President Obama sells jobs plan in Silicon Valley
President Obama: was to appear Monday at a town hall-style event hosted by the career-focused social networking site LinkedIn to pitch his nearly $450 billion jobs proposal as he travels through California scooping up campaign cash.
Noah Berger/AP
SAN JOSE, California
President Barack Obama is on the road selling his jobs plan — and his re-election hopes — to plugged-in networkers in Silicon Valley and around the country.
He was to appear Monday at a town hall-style event hosted by the career-focused social networking site LinkedIn to pitch his nearly $450 billion jobs proposal as he travels through California scooping up campaign cash.
The town hall, the White House's latest attempt to meld old-school campaigning with new media capabilities, will allow Obama to take questions from LinkedIn users online as well as a live audience at the Computer History Museum near the company's headquarters in Mountain View, California.

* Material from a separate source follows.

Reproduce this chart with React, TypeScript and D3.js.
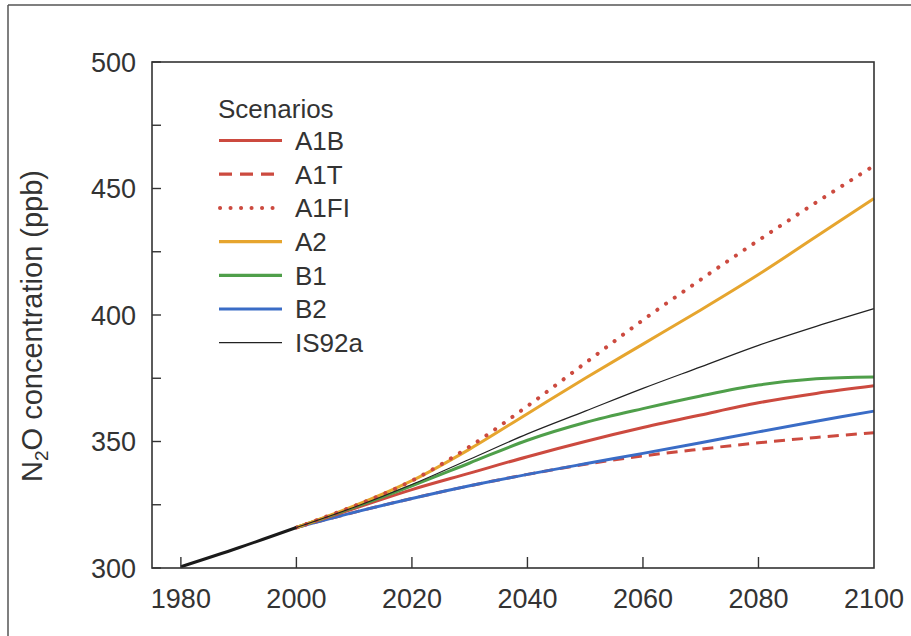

It comes midway through a three-day West Coast swing that includes seven fundraisers. Obama is racing to collect cash ahead of an important Friday quarterly fundraising deadline that will provide a snapshot of thepresident's strength against the gelling Republican field.
Obama has been using the events to try out his newly aggressive tone with supporters who have been disappointed with the president's compromises with the Republican. The president is mixing frontal attacks on Republicans with words of encouragement intended to buck up the faithful as the 2012 campaign revs up.
Obama said 2012 would be an especially tough election because people are discouraged and disillusioned with government, but he also said he was determined because so much is at stake.
The Republican alternative, Obama said Sunday, is "an approach to government that will fundamentally cripple America in meeting the challenges of the 21st century."